**Requirements:** Output the data word for word, dropping every image.

**Stored data:**
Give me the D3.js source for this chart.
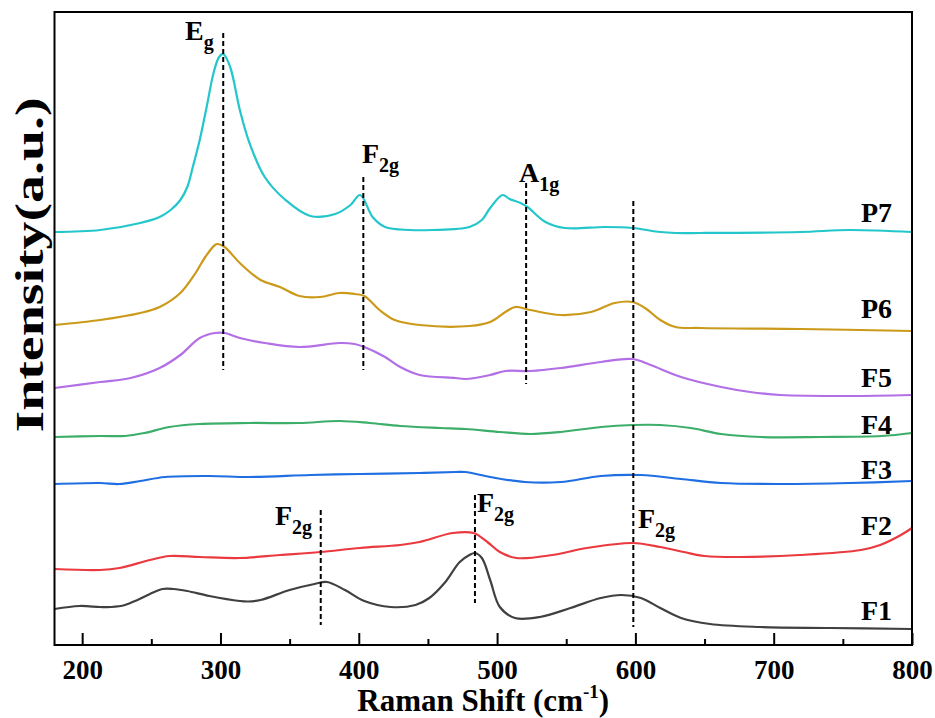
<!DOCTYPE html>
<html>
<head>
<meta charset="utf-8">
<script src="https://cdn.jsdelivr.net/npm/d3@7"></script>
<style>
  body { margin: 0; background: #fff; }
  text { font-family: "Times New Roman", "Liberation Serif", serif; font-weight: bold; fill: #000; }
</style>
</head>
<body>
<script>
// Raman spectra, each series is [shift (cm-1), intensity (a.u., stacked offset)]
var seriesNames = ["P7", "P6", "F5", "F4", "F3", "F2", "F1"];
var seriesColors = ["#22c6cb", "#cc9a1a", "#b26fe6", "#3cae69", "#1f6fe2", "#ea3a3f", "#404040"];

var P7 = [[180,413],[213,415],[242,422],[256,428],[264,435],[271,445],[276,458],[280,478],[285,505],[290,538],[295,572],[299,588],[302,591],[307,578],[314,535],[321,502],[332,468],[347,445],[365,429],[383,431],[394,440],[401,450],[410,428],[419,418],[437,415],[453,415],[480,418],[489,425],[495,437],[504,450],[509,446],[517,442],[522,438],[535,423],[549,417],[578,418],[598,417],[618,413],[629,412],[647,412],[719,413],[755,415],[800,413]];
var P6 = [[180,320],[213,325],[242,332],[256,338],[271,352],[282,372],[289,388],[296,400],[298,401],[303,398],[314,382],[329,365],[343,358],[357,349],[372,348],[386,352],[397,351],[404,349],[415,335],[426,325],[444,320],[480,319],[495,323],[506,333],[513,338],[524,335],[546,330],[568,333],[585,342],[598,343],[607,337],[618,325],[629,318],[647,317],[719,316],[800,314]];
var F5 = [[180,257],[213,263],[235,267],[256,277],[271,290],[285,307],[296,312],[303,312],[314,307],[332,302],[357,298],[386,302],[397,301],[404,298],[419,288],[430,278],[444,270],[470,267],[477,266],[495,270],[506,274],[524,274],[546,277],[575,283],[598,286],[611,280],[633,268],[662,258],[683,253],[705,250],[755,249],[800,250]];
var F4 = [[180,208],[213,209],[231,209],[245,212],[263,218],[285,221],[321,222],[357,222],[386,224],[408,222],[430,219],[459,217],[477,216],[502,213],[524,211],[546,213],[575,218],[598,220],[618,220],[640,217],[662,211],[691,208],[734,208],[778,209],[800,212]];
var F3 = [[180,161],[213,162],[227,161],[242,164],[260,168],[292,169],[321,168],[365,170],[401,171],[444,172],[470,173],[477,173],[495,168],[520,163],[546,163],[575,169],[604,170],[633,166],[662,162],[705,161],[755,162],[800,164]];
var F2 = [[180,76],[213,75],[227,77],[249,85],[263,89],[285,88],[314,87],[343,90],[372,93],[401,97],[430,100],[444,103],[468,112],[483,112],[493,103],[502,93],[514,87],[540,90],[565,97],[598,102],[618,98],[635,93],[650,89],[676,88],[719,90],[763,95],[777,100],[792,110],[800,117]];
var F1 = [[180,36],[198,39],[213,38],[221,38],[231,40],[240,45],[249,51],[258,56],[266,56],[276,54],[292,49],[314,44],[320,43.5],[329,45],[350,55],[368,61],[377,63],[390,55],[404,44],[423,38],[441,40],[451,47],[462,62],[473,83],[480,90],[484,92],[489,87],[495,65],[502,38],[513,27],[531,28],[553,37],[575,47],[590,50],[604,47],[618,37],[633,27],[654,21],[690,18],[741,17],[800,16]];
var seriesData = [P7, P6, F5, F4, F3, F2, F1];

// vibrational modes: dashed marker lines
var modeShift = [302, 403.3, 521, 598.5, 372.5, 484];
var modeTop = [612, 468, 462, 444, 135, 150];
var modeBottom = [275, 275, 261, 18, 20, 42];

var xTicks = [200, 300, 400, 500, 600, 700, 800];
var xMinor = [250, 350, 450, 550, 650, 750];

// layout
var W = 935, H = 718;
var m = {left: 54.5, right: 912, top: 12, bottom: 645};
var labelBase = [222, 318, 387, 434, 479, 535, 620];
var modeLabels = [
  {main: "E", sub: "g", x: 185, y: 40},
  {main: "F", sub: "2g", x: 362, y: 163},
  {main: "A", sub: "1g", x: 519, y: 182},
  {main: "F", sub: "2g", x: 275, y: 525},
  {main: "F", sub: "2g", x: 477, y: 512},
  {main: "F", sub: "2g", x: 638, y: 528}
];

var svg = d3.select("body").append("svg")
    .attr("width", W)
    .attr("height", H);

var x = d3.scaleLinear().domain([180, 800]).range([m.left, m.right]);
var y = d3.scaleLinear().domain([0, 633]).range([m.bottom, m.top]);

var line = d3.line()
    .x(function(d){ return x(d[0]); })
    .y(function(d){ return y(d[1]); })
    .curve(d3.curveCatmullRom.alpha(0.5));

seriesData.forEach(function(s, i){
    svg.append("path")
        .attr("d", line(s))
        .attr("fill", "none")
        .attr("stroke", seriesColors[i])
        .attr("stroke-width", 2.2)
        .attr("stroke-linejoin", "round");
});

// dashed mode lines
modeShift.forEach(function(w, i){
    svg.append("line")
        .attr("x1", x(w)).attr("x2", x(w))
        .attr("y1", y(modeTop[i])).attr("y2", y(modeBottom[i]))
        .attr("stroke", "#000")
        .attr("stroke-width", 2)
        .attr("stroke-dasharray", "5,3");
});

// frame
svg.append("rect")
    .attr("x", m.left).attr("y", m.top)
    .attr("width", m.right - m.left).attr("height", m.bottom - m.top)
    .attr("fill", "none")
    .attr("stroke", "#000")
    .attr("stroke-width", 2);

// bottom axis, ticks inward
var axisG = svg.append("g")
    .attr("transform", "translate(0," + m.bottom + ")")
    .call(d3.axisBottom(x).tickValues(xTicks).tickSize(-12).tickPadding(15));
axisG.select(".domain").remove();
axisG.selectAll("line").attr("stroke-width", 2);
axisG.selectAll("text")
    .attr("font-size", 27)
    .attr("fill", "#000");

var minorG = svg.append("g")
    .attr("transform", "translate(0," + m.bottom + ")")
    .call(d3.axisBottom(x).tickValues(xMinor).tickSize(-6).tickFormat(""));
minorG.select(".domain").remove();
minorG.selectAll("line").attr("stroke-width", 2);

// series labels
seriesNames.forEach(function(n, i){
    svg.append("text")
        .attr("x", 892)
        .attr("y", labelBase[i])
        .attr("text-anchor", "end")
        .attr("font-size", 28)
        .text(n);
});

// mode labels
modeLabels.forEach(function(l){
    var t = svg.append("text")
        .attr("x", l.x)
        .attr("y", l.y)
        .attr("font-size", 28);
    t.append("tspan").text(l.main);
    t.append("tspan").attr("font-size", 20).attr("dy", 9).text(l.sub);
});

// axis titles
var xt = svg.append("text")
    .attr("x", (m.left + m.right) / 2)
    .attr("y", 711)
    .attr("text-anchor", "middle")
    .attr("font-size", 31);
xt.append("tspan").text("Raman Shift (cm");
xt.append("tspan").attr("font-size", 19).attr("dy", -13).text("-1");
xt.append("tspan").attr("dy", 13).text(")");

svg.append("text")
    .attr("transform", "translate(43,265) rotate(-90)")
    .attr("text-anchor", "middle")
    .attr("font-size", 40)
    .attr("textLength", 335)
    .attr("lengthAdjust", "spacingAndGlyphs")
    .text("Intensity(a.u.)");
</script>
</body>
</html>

**Finished exercise:**
Give me the D3.js source for this chart.
<!DOCTYPE html>
<html>
<head>
<meta charset="utf-8">
<script src="https://cdn.jsdelivr.net/npm/d3@7"></script>
<style>
  body { margin: 0; background: #fff; }
  text { font-family: "Times New Roman", "Liberation Serif", serif; font-weight: bold; fill: #000; }
</style>
</head>
<body>
<script>
// Raman spectra, each series is [shift (cm-1), intensity (a.u., stacked offset)]
var seriesNames = ["P7", "P6", "F5", "F4", "F3", "F2", "F1"];
var seriesColors = ["#22c6cb", "#cc9a1a", "#b26fe6", "#3cae69", "#1f6fe2", "#ea3a3f", "#404040"];

var P7 = [[180,413],[213,415],[242,422],[256,428],[264,435],[271,445],[276,458],[280,478],[285,505],[290,538],[295,572],[299,588],[302,591],[307,578],[314,535],[321,502],[332,468],[347,445],[365,429],[383,431],[394,440],[401,450],[410,428],[419,418],[437,415],[453,415],[480,418],[489,425],[495,437],[504,450],[509,446],[517,442],[522,438],[535,423],[549,417],[578,418],[598,417],[618,413],[629,412],[647,412],[719,413],[755,415],[800,413]];
var P6 = [[180,320],[213,325],[242,332],[256,338],[271,352],[282,372],[289,388],[296,400],[298,401],[303,398],[314,382],[329,365],[343,358],[357,349],[372,348],[386,352],[397,351],[404,349],[415,335],[426,325],[444,320],[480,319],[495,323],[506,333],[513,338],[524,335],[546,330],[568,333],[585,342],[598,343],[607,337],[618,325],[629,318],[647,317],[719,316],[800,314]];
var F5 = [[180,257],[213,263],[235,267],[256,277],[271,290],[285,307],[296,312],[303,312],[314,307],[332,302],[357,298],[386,302],[397,301],[404,298],[419,288],[430,278],[444,270],[470,267],[477,266],[495,270],[506,274],[524,274],[546,277],[575,283],[598,286],[611,280],[633,268],[662,258],[683,253],[705,250],[755,249],[800,250]];
var F4 = [[180,208],[213,209],[231,209],[245,212],[263,218],[285,221],[321,222],[357,222],[386,224],[408,222],[430,219],[459,217],[477,216],[502,213],[524,211],[546,213],[575,218],[598,220],[618,220],[640,217],[662,211],[691,208],[734,208],[778,209],[800,212]];
var F3 = [[180,161],[213,162],[227,161],[242,164],[260,168],[292,169],[321,168],[365,170],[401,171],[444,172],[470,173],[477,173],[495,168],[520,163],[546,163],[575,169],[604,170],[633,166],[662,162],[705,161],[755,162],[800,164]];
var F2 = [[180,76],[213,75],[227,77],[249,85],[263,89],[285,88],[314,87],[343,90],[372,93],[401,97],[430,100],[444,103],[468,112],[483,112],[493,103],[502,93],[514,87],[540,90],[565,97],[598,102],[618,98],[635,93],[650,89],[676,88],[719,90],[763,95],[777,100],[792,110],[800,117]];
var F1 = [[180,36],[198,39],[213,38],[221,38],[231,40],[240,45],[249,51],[258,56],[266,56],[276,54],[292,49],[314,44],[320,43.5],[329,45],[350,55],[368,61],[377,63],[390,55],[404,44],[423,38],[441,40],[451,47],[462,62],[473,83],[480,90],[484,92],[489,87],[495,65],[502,38],[513,27],[531,28],[553,37],[575,47],[590,50],[604,47],[618,37],[633,27],[654,21],[690,18],[741,17],[800,16]];
var seriesData = [P7, P6, F5, F4, F3, F2, F1];

// vibrational modes: dashed marker lines
var modeShift = [302, 403.3, 521, 598.5, 372.5, 484];
var modeTop = [612, 468, 462, 444, 135, 150];
var modeBottom = [275, 275, 261, 18, 20, 42];

var xTicks = [200, 300, 400, 500, 600, 700, 800];
var xMinor = [250, 350, 450, 550, 650, 750];

// layout
var W = 935, H = 718;
var m = {left: 54.5, right: 912, top: 12, bottom: 645};
var labelBase = [222, 318, 387, 434, 479, 535, 620];
var modeLabels = [
  {main: "E", sub: "g", x: 185, y: 40},
  {main: "F", sub: "2g", x: 362, y: 163},
  {main: "A", sub: "1g", x: 519, y: 182},
  {main: "F", sub: "2g", x: 275, y: 525},
  {main: "F", sub: "2g", x: 477, y: 512},
  {main: "F", sub: "2g", x: 638, y: 528}
];

var svg = d3.select("body").append("svg")
    .attr("width", W)
    .attr("height", H);

var x = d3.scaleLinear().domain([180, 800]).range([m.left, m.right]);
var y = d3.scaleLinear().domain([0, 633]).range([m.bottom, m.top]);

var line = d3.line()
    .x(function(d){ return x(d[0]); })
    .y(function(d){ return y(d[1]); })
    .curve(d3.curveCatmullRom.alpha(0.5));

seriesData.forEach(function(s, i){
    svg.append("path")
        .attr("d", line(s))
        .attr("fill", "none")
        .attr("stroke", seriesColors[i])
        .attr("stroke-width", 2.2)
        .attr("stroke-linejoin", "round");
});

// dashed mode lines
modeShift.forEach(function(w, i){
    svg.append("line")
        .attr("x1", x(w)).attr("x2", x(w))
        .attr("y1", y(modeTop[i])).attr("y2", y(modeBottom[i]))
        .attr("stroke", "#000")
        .attr("stroke-width", 2)
        .attr("stroke-dasharray", "5,3");
});

// frame
svg.append("rect")
    .attr("x", m.left).attr("y", m.top)
    .attr("width", m.right - m.left).attr("height", m.bottom - m.top)
    .attr("fill", "none")
    .attr("stroke", "#000")
    .attr("stroke-width", 2);

// bottom axis, ticks inward
var axisG = svg.append("g")
    .attr("transform", "translate(0," + m.bottom + ")")
    .call(d3.axisBottom(x).tickValues(xTicks).tickSize(-12).tickPadding(15));
axisG.select(".domain").remove();
axisG.selectAll("line").attr("stroke-width", 2);
axisG.selectAll("text")
    .attr("font-size", 27)
    .attr("fill", "#000");

var minorG = svg.append("g")
    .attr("transform", "translate(0," + m.bottom + ")")
    .call(d3.axisBottom(x).tickValues(xMinor).tickSize(-6).tickFormat(""));
minorG.select(".domain").remove();
minorG.selectAll("line").attr("stroke-width", 2);

// series labels
seriesNames.forEach(function(n, i){
    svg.append("text")
        .attr("x", 892)
        .attr("y", labelBase[i])
        .attr("text-anchor", "end")
        .attr("font-size", 28)
        .text(n);
});

// mode labels
modeLabels.forEach(function(l){
    var t = svg.append("text")
        .attr("x", l.x)
        .attr("y", l.y)
        .attr("font-size", 28);
    t.append("tspan").text(l.main);
    t.append("tspan").attr("font-size", 20).attr("dy", 9).text(l.sub);
});

// axis titles
var xt = svg.append("text")
    .attr("x", (m.left + m.right) / 2)
    .attr("y", 711)
    .attr("text-anchor", "middle")
    .attr("font-size", 31);
xt.append("tspan").text("Raman Shift (cm");
xt.append("tspan").attr("font-size", 19).attr("dy", -13).text("-1");
xt.append("tspan").attr("dy", 13).text(")");

svg.append("text")
    .attr("transform", "translate(43,265) rotate(-90)")
    .attr("text-anchor", "middle")
    .attr("font-size", 40)
    .attr("textLength", 335)
    .attr("lengthAdjust", "spacingAndGlyphs")
    .text("Intensity(a.u.)");
</script>
</body>
</html>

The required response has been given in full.